Shalat pertama yang menghadap Ka'bah adalah shalat ashar, sebagaimana hal ini dikemukakan dalam shahihain, dari hadis al-Barra` RA. (137), "Sesungguhnya Rasulullah saw shalat menghadap ke Baitul Maqdis selama 16 bulan atau 17 bulan. Beliau merasa heran kalau kiblatnya adalah Baitul Maqdis, sebelum Ka'bah. Shalat pertama menghadap Ka'bah adalah shalat ashar. Beliau shalat bersama orang-orang.

Lalu, salah seorang jamaah keluar dari masjid dan menuju para penghuni masjid lainnya yang ternyata sedang ruku`. Dia berkata, Aku bersaksi dengan nama Allah, Aku benar-benar telah mendirikan shalat bersama Nabi saw sambil menghadap ke Makkah. Maka orang-orang pun berputar menghadap ke Baitullah". Menurut Nasa'i, shalat itu ialah shalat zuhur di masjid Bani Salamah.

Dalam hadis Nuwailah binti Muslim dikatakan, "Bahwa sampai kepada mereka berita mengenai peralihan kiblat ketika mereka tengah shalat zuhur. Nuwailah berkata, "Maka jamaah laki-laki bertukar tempat dengan jamaah perempuan (untuk menyesuaikan posisi)."

Namun berita itu baru sampai kepada penduduk Quba pada saat shalat fajar. Maka datanglah seorang utusan kepada mereka. Dia berkata, "Sesungguhnya pada malam ini telah diturunkan Alquran kepada Rasulullah saw. Allah menyuruh untuk menghadap Ka'bah, maka menghadaplah kamu kesana. Pada saat itu, wajah mereka menghadap ke Syiria. Maka mereka pun berputar menghadap Kabah.

Tatkala ini terjadi, timbullah keraguan pada sebagian kaum musyrik, munafiqin, dan ahli kitab.
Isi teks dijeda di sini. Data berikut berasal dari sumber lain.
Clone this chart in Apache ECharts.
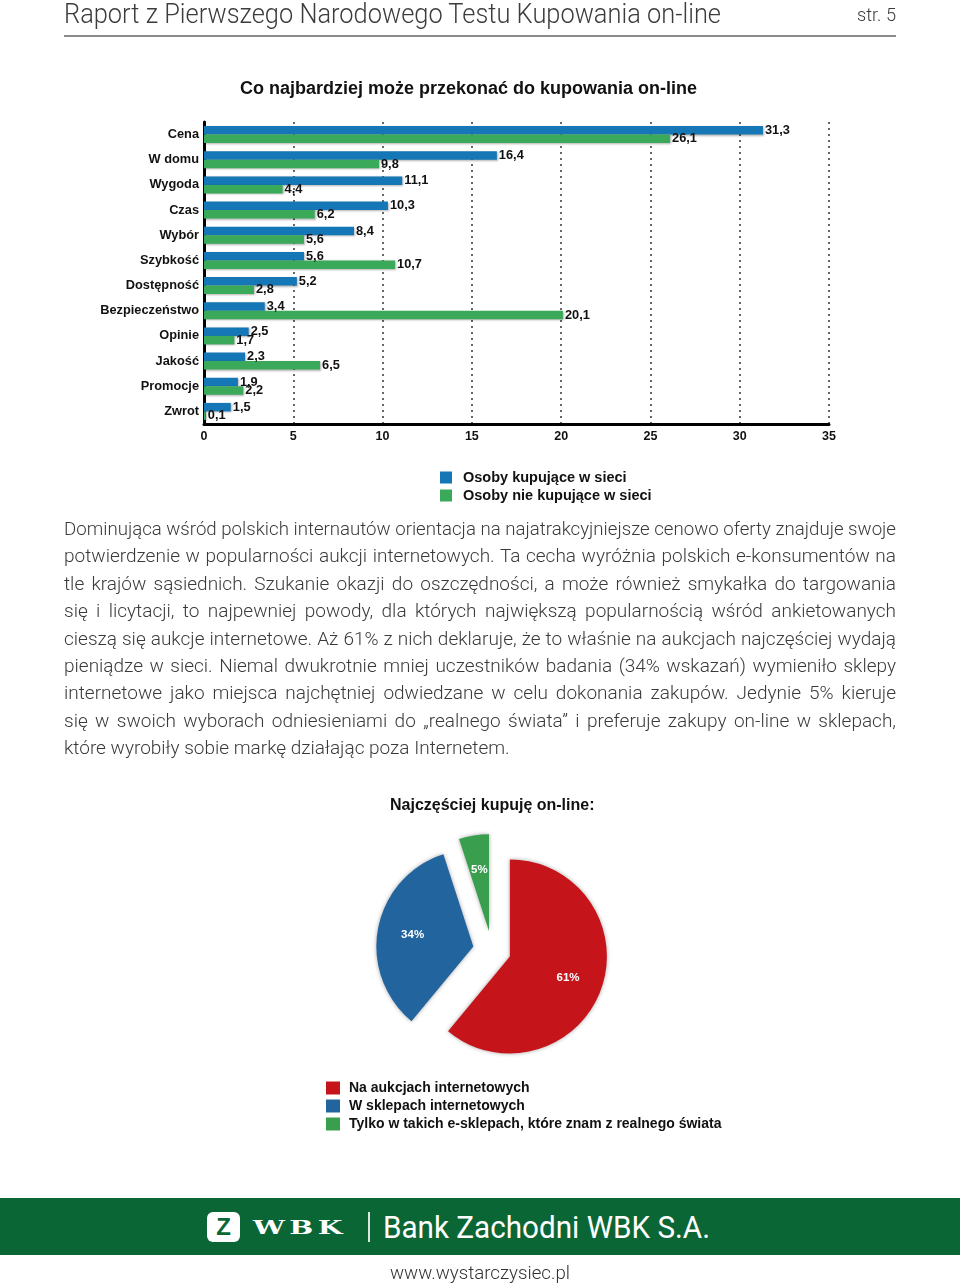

Bahkan, mereka melakukan penyimpangan dari petunjuk, membungkam dan meragukan kejadian tersebut.

Mereka berkata, "Apa yang telah memalingkan mereka dari kiblatnya yang dahulu dipegangnya?" Yakni, apa yang telah membuat mereka kadang-kadang berkiblat ke Baitul Maqdis dan kadang-kadang berkiblat ke Ka'bah?

"Katakanlah, Kepunyaan Allah-lah timur dan barat, yakni kepunyaan Allahlah segala persoalan itu, "Maka kemanapun kamu menghadap, maka disanalah wajah Allah." (QS Al-Baqarah [2]: 142).

Proses pemindahan ini kiblat umat Islam ini terjadi pada bulan Sya'ban, kira-kira pada bulan ke-16 atau 17 usai hijrah pertama Umat Islam. Dari Masjidil Aqsa menuju Kakbah di Masjidil Haram, Mekah.